> [Your objective]:
Copy exactly, and only, the lines below from the first through the one containing "plt.rcParams['font.family'] = ['Lato', 'DejaVu", both included; pictures are omitted.

> [Provided material]:
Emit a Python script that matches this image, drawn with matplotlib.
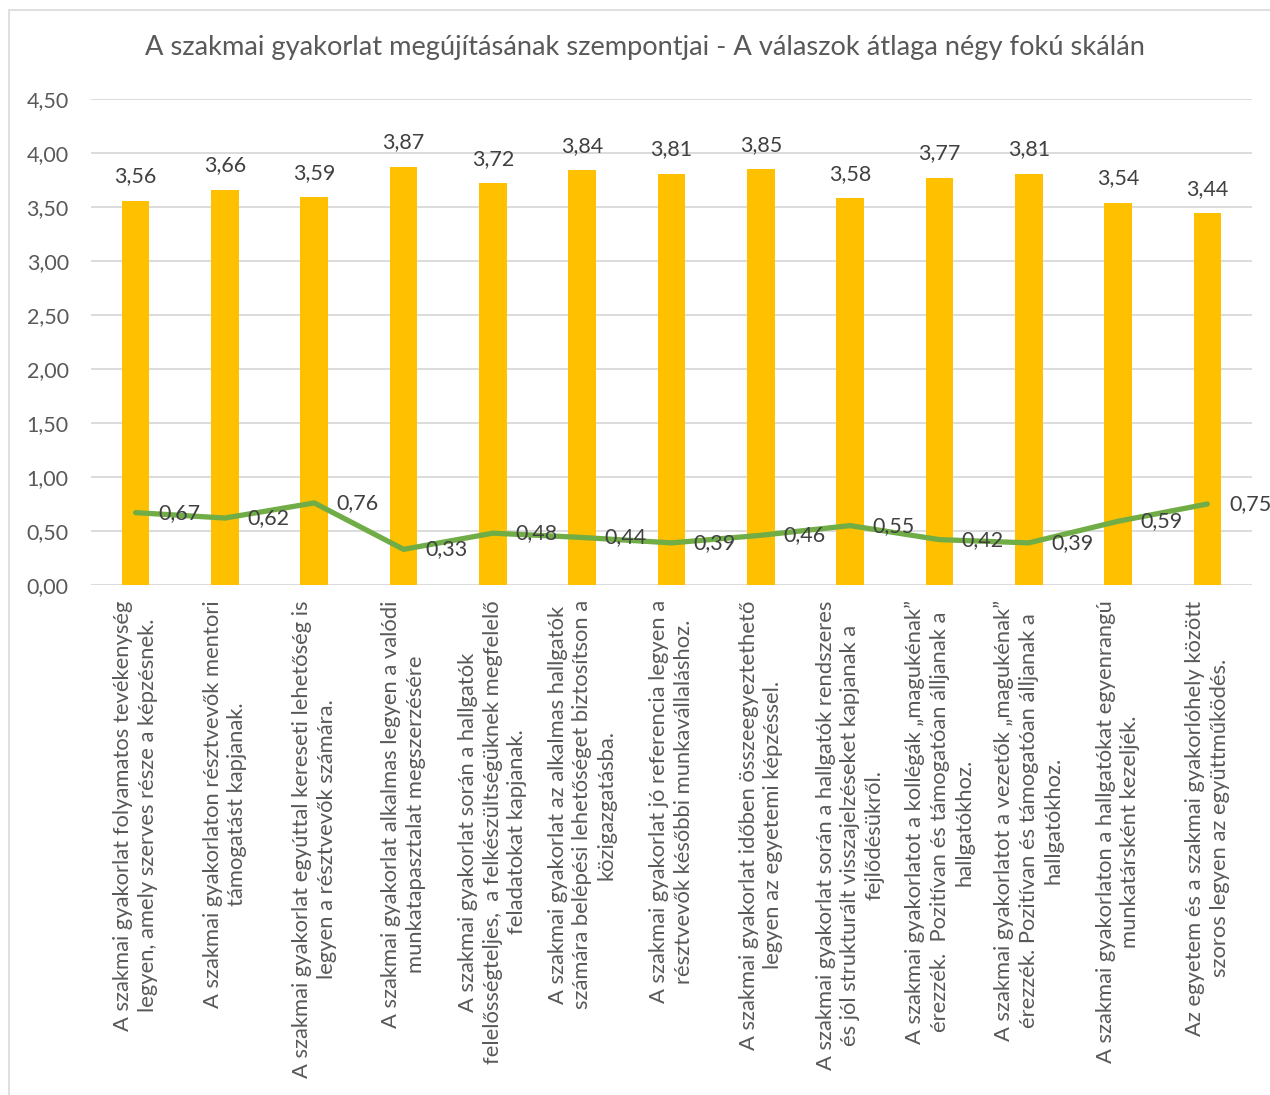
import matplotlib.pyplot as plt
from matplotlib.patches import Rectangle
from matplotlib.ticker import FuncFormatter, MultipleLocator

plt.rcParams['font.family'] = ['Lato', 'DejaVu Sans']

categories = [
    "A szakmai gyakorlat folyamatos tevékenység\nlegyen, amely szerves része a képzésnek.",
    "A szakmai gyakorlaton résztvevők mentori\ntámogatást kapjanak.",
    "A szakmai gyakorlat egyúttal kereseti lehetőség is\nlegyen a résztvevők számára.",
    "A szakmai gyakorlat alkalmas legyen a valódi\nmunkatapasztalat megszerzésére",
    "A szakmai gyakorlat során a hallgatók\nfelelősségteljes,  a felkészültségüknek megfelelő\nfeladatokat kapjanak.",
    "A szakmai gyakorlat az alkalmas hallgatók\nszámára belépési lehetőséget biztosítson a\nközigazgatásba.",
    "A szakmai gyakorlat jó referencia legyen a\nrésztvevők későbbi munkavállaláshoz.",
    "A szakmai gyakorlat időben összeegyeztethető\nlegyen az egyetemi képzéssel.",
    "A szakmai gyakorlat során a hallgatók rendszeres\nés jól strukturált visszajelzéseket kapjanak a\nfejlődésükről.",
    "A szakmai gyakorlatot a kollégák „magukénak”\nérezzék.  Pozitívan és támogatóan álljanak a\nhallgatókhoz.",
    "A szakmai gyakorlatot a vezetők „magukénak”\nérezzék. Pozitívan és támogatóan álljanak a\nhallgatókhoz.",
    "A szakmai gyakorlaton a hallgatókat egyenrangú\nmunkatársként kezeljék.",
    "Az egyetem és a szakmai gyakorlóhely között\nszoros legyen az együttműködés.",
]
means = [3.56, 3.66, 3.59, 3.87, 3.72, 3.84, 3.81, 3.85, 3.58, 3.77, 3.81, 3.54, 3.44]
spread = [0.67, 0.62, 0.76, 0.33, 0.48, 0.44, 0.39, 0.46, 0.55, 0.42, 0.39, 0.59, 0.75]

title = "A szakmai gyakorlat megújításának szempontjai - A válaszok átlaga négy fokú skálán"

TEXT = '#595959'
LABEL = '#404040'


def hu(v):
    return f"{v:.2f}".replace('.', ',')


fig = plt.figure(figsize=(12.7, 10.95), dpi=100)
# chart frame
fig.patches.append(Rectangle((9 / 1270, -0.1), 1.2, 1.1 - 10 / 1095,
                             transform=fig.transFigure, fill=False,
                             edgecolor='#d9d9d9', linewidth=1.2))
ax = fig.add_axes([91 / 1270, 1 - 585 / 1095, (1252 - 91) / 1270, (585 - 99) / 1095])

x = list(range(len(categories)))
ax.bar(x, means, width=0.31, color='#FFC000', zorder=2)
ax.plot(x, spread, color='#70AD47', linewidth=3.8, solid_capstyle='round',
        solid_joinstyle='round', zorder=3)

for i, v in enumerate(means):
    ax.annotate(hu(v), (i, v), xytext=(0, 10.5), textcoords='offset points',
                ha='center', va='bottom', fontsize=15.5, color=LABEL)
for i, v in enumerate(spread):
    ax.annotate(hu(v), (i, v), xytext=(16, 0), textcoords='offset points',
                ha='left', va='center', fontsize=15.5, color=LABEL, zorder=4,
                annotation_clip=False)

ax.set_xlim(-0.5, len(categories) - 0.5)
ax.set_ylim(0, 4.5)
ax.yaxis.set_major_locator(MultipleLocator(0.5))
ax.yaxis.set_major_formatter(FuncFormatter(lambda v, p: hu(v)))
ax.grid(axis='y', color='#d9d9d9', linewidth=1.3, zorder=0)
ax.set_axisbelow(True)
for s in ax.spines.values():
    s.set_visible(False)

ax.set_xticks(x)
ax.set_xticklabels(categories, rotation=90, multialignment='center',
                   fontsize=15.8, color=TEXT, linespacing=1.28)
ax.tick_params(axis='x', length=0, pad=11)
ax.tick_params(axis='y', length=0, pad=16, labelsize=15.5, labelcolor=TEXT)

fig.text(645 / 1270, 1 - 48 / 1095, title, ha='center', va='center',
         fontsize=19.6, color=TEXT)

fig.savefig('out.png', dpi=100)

> [Solution for this exercise]:
Emit a Python script that matches this image, drawn with matplotlib.
import matplotlib.pyplot as plt
from matplotlib.patches import Rectangle
from matplotlib.ticker import FuncFormatter, MultipleLocator

plt.rcParams['font.family'] = ['Lato', 'DejaVu Sans']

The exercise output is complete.